Le juge des référés ne peut se lancer dans des analyses juridiques approfondies
La réponse tient à la nature juridique de l’entreprise défenderesse, la « Société Service catholique des funérailles ». On sait que les principes de laïcité et de neutralité du service public, qui résultent de l'article 1er de la Constitution sont applicables à l'ensemble des services publics, y compris lorsque ceux-ci sont assurés par des organismes de droit privé. Pour autant, dans ce cas d’espèce, cette société n’était pas un service public délégataire, mais une société privée bénéficiant d’une simple habilitation préfectorale pour exercer son activité.
Certes, depuis la loi du 28 décembre 1904, le service extérieur des pompes funèbre est qualifié de service public. Mais, selon le Code général des collectivités territoriales, ce service peut être assuré non seulement par les communes, directement ou par voie de gestion déléguée, mais aussi que par toute autre entreprise ou association bénéficiaire d’une habilitation préfectorale. Or, selon la loi du 24 août 2021, seuls les organismes auxquels la loi ou le règlement confie directement l’exécution d’un service public sont tenus au respect des principes de laïcité et de neutralité.
Cette distinction, bien que subtile, est essentielle. Le juge des référés statue sur l’urgence ou l’évidence, il ne peut se lancer dans des analyses juridiques approfondies, réservées au juge du fond. S’il est évident que les personnes privées délégataires d’un service public sont soumises au principe de laïcité, tel n’est pas le cas s’agissant, comme la « Société Service catholique des funérailles », d’une simple habilitation délivrée par l’autorité publique.
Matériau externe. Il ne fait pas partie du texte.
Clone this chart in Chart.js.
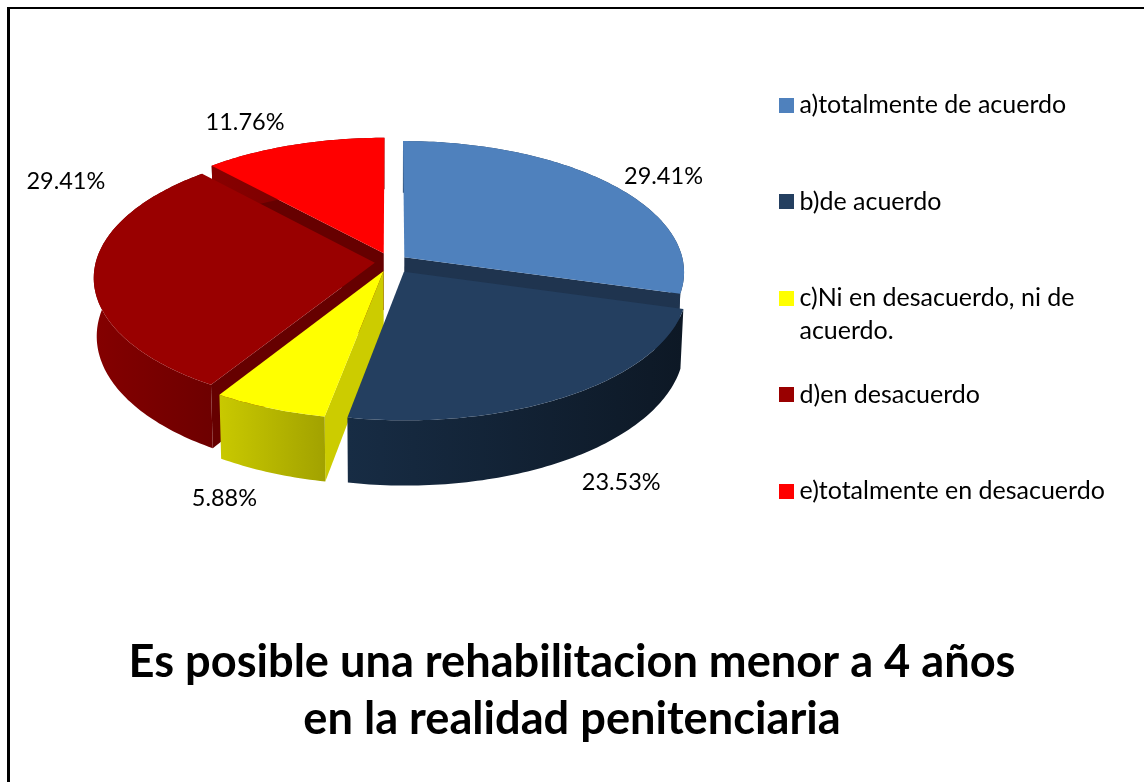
<!DOCTYPE html>
<html><head><meta charset="utf-8">
<script src="https://cdn.jsdelivr.net/npm/chart.js@4"></script>
<style>
html,body{margin:0;padding:0;background:#fff;overflow:hidden}
#wrap{position:relative;width:1144px;height:782px}
#c{position:absolute;left:0;top:0}
#frame{position:absolute;left:7px;top:7px;right:0;bottom:0;border-top:2px solid #000;border-left:3px solid #000;pointer-events:none}
</style></head><body>
<div id="wrap"><canvas id="c" width="1144" height="782"></canvas><div id="frame"></div></div>
<script>
// ---- data ----
const categories = ['a)totalmente de acuerdo','b)de acuerdo','c)Ni en desacuerdo, ni de acuerdo.','d)en desacuerdo','e)totalmente en desacuerdo'];
const percentages = [29.41, 23.53, 5.88, 29.41, 11.76];
const titleLines = ['Es posible una rehabilitacion menor a 4 años','en la realidad penitenciaria'];
// ---- styles ----
const topColors = ['#4F81BD','#243F60','#FFFF00','#990000','#FF0000'];
const cutColors = ['#1F344F','#16273C','#CCCC00','#660000','#660000'];
const rimStart  = ['#2A4565','#172C44','#C9C900','#840000','#880000'];
const rimEnd    = ['#1F344F','#0D1825','#A2A200','#6E0000','#6E0000'];
const explode   = [16.5, 24, 20, 16, 20];
const drawOrder = [4,0,3,2,1];
const labelNudge = [[52,-8],[52.5,86.5],[-45,90],[-28,-93],[-48.6,-22]];
const view = {cx:391, cy:262, radius:275, xScale:279/275, yScale:130/275, persp:0.11, depth:57.5, bottomShrink:0.99};
const FONT = 'Lato, Carlito, sans-serif';
const legendFont = 25, labelFont = 23.5, legendBox = 2, legendStep = 96.5, legendPad = legendStep - legendFont;
const legendLeft = 713.5, legendTop = 105 - legendFont/2 - legendPad;

function swatch(color){
  const s=document.createElement('canvas'); s.width=15; s.height=15;
  const g=s.getContext('2d'); g.fillStyle=color; g.fillRect(0,0,15,15); return s;
}
function project(dx,dy){
  const v=dy/view.radius, den=1-view.persp*v;
  return {x:view.cx+dx*view.xScale/den, y:view.cy+dy*view.yScale/den, den};
}
function lower(p){
  return {x:view.cx+(p.x-view.cx)*view.bottomShrink, y:p.y+view.depth/p.den};
}
function tracePoly(ctx,pts){
  ctx.beginPath(); pts.forEach((p,i)=> i?ctx.lineTo(p.x,p.y):ctx.moveTo(p.x,p.y)); ctx.closePath();
}
function drawSlice(ctx,arc,i){
  const a0=arc.startAngle,a1=arc.endAngle,R=arc.outerRadius,mid=(a0+a1)/2;
  const ox=Math.cos(mid)*arc.options.offset/4, oy=Math.sin(mid)*arc.options.offset/4;
  const apex=project(ox,oy), rim=[];
  const n=Math.max(2,Math.ceil((a1-a0)/(Math.PI/180)));
  for(let k=0;k<=n;k++){const t=a0+(a1-a0)*k/n; rim.push(project(ox+R*Math.cos(t),oy+R*Math.sin(t)));}
  // radial cut faces
  ctx.fillStyle=cutColors[i];
  if(Math.sin(a0-Math.PI/2)>1e-6){ const e=rim[0]; tracePoly(ctx,[apex,e,lower(e),lower(apex)]); ctx.fill(); }
  if(Math.sin(a1+Math.PI/2)>1e-6){ const e=rim[n]; tracePoly(ctx,[apex,e,lower(e),lower(apex)]); ctx.fill(); }
  // outer rim wall
  const lows=rim.map(lower);
  const xs=rim.map(p=>p.x), g=ctx.createLinearGradient(Math.min(...xs),0,Math.max(...xs),0);
  g.addColorStop(0,rimStart[i]); g.addColorStop(1,rimEnd[i]);
  ctx.fillStyle=g; tracePoly(ctx,rim.concat(lows.slice().reverse())); ctx.fill();
  // top face
  ctx.fillStyle=topColors[i]; tracePoly(ctx,[apex].concat(rim)); ctx.fill();
}
const legendWrap=['c)Ni en desacuerdo, ni de','acuerdo.'];
const pie3d={
  id:'pie3d',
  afterLayout(chart){
    const l=chart.legend, w=l.width, h=l.height;
    l.left=legendLeft; l.right=legendLeft+w; l.top=legendTop; l.bottom=legendTop+h;
  },
  beforeDatasetDraw(chart,args){
    const ctx=chart.ctx, arcs=args.meta.data;
    ctx.save();
    drawOrder.forEach(i=>drawSlice(ctx,arcs[i],i));
    // percentage labels
    ctx.fillStyle='#000'; ctx.font=labelFont+'px '+FONT; ctx.textAlign='center'; ctx.textBaseline='middle';
    arcs.forEach((arc,i)=>{
      const mid=(arc.startAngle+arc.endAngle)/2, r=arc.outerRadius+arc.options.offset/4;
      const p=project(r*Math.cos(mid),r*Math.sin(mid));
      ctx.fillText(percentages[i].toFixed(2)+'%',p.x+labelNudge[i][0],p.y+labelNudge[i][1]);
    });
    ctx.restore();
    return false;
  },
  afterDraw(chart){
    // wrapped second line of the third legend entry
    const l=chart.legend, ctx=chart.ctx;
    ctx.save(); ctx.fillStyle='#000'; ctx.font=legendFont+'px '+FONT; ctx.textBaseline='middle';
    ctx.fillText(legendWrap[1], l.left+legendPad+legendBox+legendFont/2, l.top+legendPad+2*legendStep+legendFont/2+33);
    ctx.restore();
  }
};
new Chart(document.getElementById('c'),{
  type:'pie',
  plugins:[pie3d],
  data:{labels:categories,datasets:[{data:percentages,backgroundColor:topColors,borderWidth:0,offset:explode.map(e=>e*4),radius:view.radius}]},
  options:{
    responsive:false,animation:false,devicePixelRatio:1,events:[],
    radius:view.radius,
    plugins:{
      tooltip:{enabled:false},
      title:{display:true,position:'bottom',text:titleLines,color:'#000',
        font:{family:FONT,size:45.2,weight:'bold',lineHeight:57/45.2},padding:{top:35,bottom:34}},
      legend:{display:true,position:'right',align:'start',
        labels:{font:{family:FONT,size:legendFont},color:'#000',padding:legendPad,usePointStyle:true,boxWidth:legendBox,boxHeight:legendBox,
          generateLabels(chart){
            return categories.map((c,i)=>({text:i===2?legendWrap[0]:c,fillStyle:topColors[i],strokeStyle:topColors[i],lineWidth:0,hidden:false,index:i,pointStyle:swatch(topColors[i]),fontColor:'#000'}));
          }}}
    }
  }
});
</script></body></html>
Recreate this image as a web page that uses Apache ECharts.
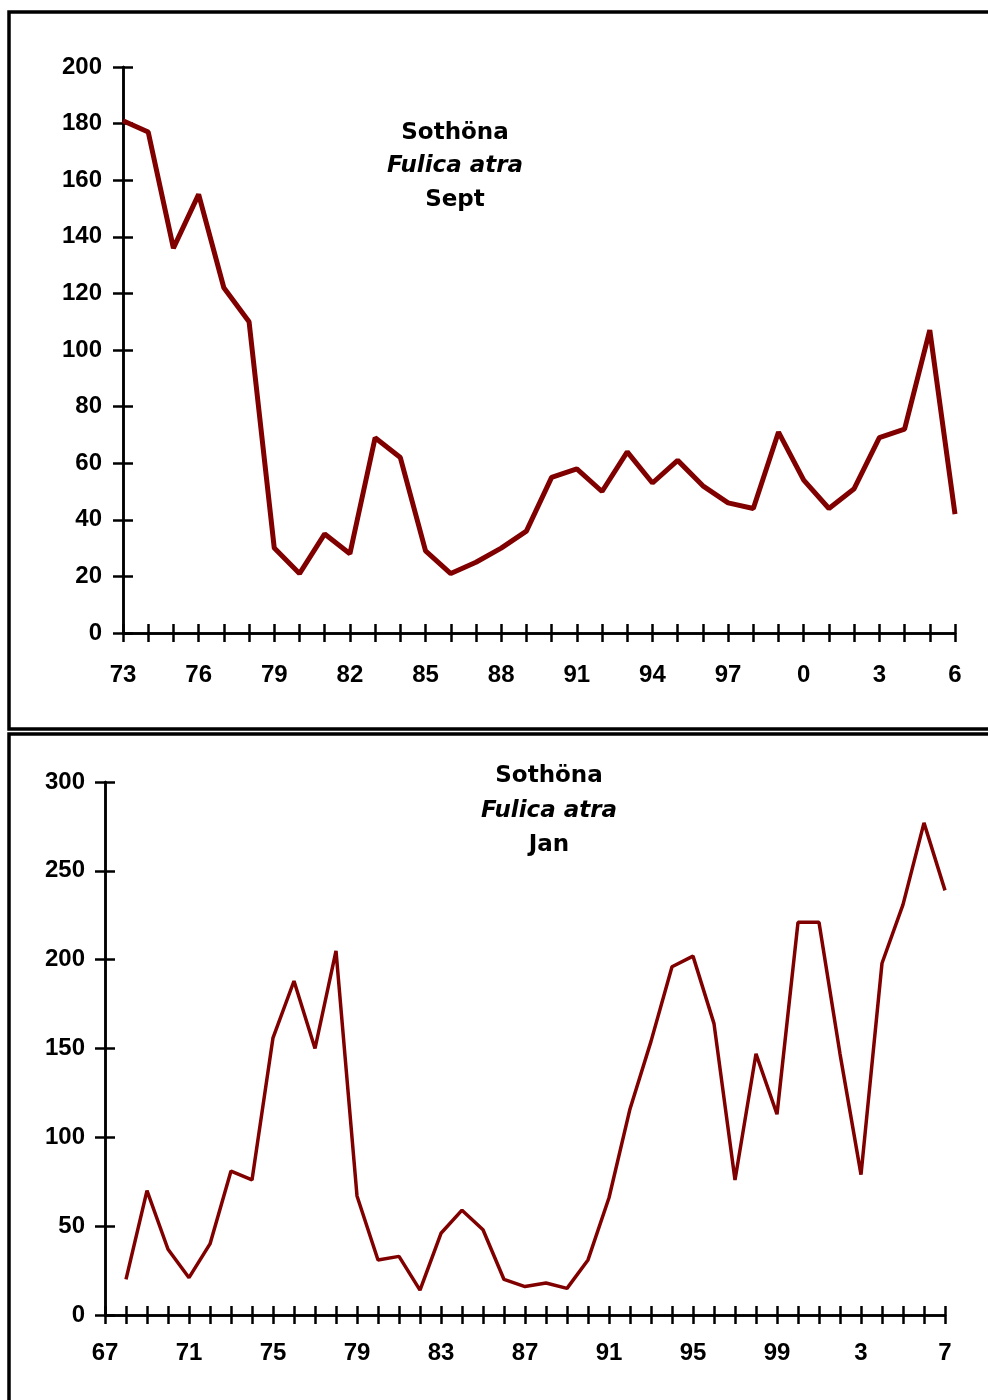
<!DOCTYPE html>
<html>
<head>
<meta charset="utf-8">
<script src="https://cdn.jsdelivr.net/npm/echarts@6/dist/echarts.min.js"></script>
<style>
  html, body { margin: 0; padding: 0; background: #fff; }
  #chart { width: 988px; height: 1400px; }
</style>
</head>
<body>
<div id="chart"></div>
<script>
// September counts 1973-2006
const septYears = ['73','74','75','76','77','78','79','80','81','82','83','84','85','86','87','88','89',
  '90','91','92','93','94','95','96','97','98','99','0','1','2','3','4','5','6']
const septCounts = [181, 177, 136, 155, 122, 110, 30, 21, 35, 28, 69, 62, 29, 21, 25, 30, 36,
  55, 58, 50, 64, 53, 61, 52, 46, 44, 71, 54, 44, 51, 69, 72, 107, 42]

// January counts 1967-2007 (no count for 1967)
const janYears = ['67','68','69','70','71','72','73','74','75','76','77','78','79','80','81','82','83','84','85','86','87','88','89',
  '90','91','92','93','94','95','96','97','98','99','0','1','2','3','4','5','6','7']
const janCounts = [null, 20, 70, 37, 21, 40, 81, 76, 156, 188, 150, 205, 67, 31, 33, 14, 46, 59, 48, 20, 16, 18, 15,
  31, 66, 116, 154, 196, 202, 164, 76, 147, 113, 221, 221, 147, 79, 198, 231, 277, 239]

const septTicks = { min: 0, max: 200, interval: 20 }
const janTicks = { min: 0, max: 300, interval: 50 }

const chart = echarts.init(document.getElementById('chart'))

const FONT = 'Liberation Sans, Arial, sans-serif'
const TITLE_FONT = 'DejaVu Sans, sans-serif'
const labelStyle = { color: '#000', fontSize: 24, fontWeight: 'bold', fontFamily: FONT }
const axisLine = { show: true, onZero: false, lineStyle: { color: '#000', width: 2.5 } }
const tickLine = { color: '#000', width: 2.5 }

// category axis: one copy with outward ticks and labels, one with inward ticks only
function xAxes(gridIndex, data, labelInterval, margin) {
  const base = {
    type: 'category', gridIndex, data, boundaryGap: false, position: 'bottom',
    axisLine,
    splitLine: { show: false },
  }
  return [
    {
      ...base,
      axisTick: { show: true, interval: 0, length: 9, lineStyle: tickLine },
      axisLabel: { ...labelStyle, interval: labelInterval, margin },
    },
    {
      ...base,
      axisTick: { show: true, inside: true, interval: 0, length: 9, lineStyle: tickLine },
      axisLabel: { show: false },
    },
  ]
}

function yAxes(gridIndex, ticks, margin) {
  const base = {
    type: 'value', gridIndex, ...ticks, position: 'left',
    axisLine,
    splitLine: { show: false },
  }
  return [
    {
      ...base,
      axisTick: { show: true, length: 10, lineStyle: tickLine },
      axisLabel: { ...labelStyle, margin },
    },
    {
      ...base,
      axisTick: { show: true, inside: true, length: 10, lineStyle: tickLine },
      axisLabel: { show: false },
    },
  ]
}

function title(left, top, lh, month) {
  return {
    left, top, textAlign: 'center', padding: 0,
    text: '{a|Sothöna}\n{b|Fulica atra}\n{a|' + month + '}',
    textStyle: {
      rich: {
        a: { fontSize: 23, fontWeight: 'bold', fontFamily: TITLE_FONT, color: '#000', lineHeight: lh },
        b: { fontSize: 23, fontWeight: 'bold', fontStyle: 'italic', fontFamily: TITLE_FONT, color: '#000', lineHeight: lh },
      },
    },
  }
}

const option = {
  backgroundColor: '#fff',
  animation: false,
  title: [
    title(455, 116, 33.5, 'Sept'),
    title(549, 759, 34.5, 'Jan'),
  ],
  grid: [
    { left: 123, right: 33, top: 67, bottom: 1400 - 633 },
    { left: 105, right: 43, top: 782, bottom: 1400 - 1315 },
  ],
  xAxis: [
    ...xAxes(0, septYears, 2, 30),
    ...xAxes(1, janYears, 3, 26),
  ],
  yAxis: [
    ...yAxes(0, septTicks, 21),
    ...yAxes(1, janTicks, 20),
  ],
  series: [
    {
      type: 'line', xAxisIndex: 0, yAxisIndex: 0, data: septCounts,
      showSymbol: false, symbol: 'none',
      lineStyle: { color: '#800000', width: 5 },
    },
    {
      type: 'line', xAxisIndex: 2, yAxisIndex: 2, data: janCounts,
      showSymbol: false, symbol: 'none', connectNulls: false,
      lineStyle: { color: '#800000', width: 3.5 },
    },
  ],
  graphic: [
    // panel frames
    { type: 'rect', shape: { x: 9, y: 12, width: 1000, height: 717 }, style: { fill: 'none', stroke: '#000', lineWidth: 3.5 }, z: 100 },
    { type: 'rect', shape: { x: 9, y: 734, width: 1000, height: 700 }, style: { fill: 'none', stroke: '#000', lineWidth: 3.5 }, z: 100 },
  ],
}

chart.setOption(option)
</script>
</body>
</html>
Dès lors que cet assujettissement n’était pas certain, le trouble invoqué ne pouvait être qualifié de manifestement illicite, condition indispensable pour que le juge des référés intervienne.
Le référé n’est pas un raccourci pour éviter un procès au fond
Cet arrêt rappelle les conditions bien établies d’intervention du juge des référés. Le référé n’est pas un raccourci pour éviter un procès au fond : il suppose soit une urgence avérée, soit une réponse qui s’impose sans discussion possible. Or, le principe de laïcité ne s’applique pas uniformément à tous ceux qui touchent au service public.
En matière de concurrence déloyale, comme dans toute autre matière, le référé ne peut être utilisé que si la violation des règles apparaît avec une clarté absolue, ce qui exclut toute question juridique dont la réponse exige une analyse approfondie.
Entre célérité et précipitation, entre évidence et certitude, le juge des référés marche sur une ligne de crête. L’arrêt du 13 novembre 2025 montre qu’il doit savoir conserver son équilibre. Il doit être certain de savoir qu’il est certain de savoir, ou qu’il n’est pas certain de ne pas savoir.
La justice rapide n’est pas la justice expéditive : elle intervient sans attendre quand c’est nécessaire, elle tranche immédiatement quand la solution est évidente. Mais elle s’arrête au seuil de la complexité et laisse au juge du fond le soin d’explorer ce qui demande réflexion. Cette retenue n’est pas une faiblesse, c’est la condition même de sa légitimité.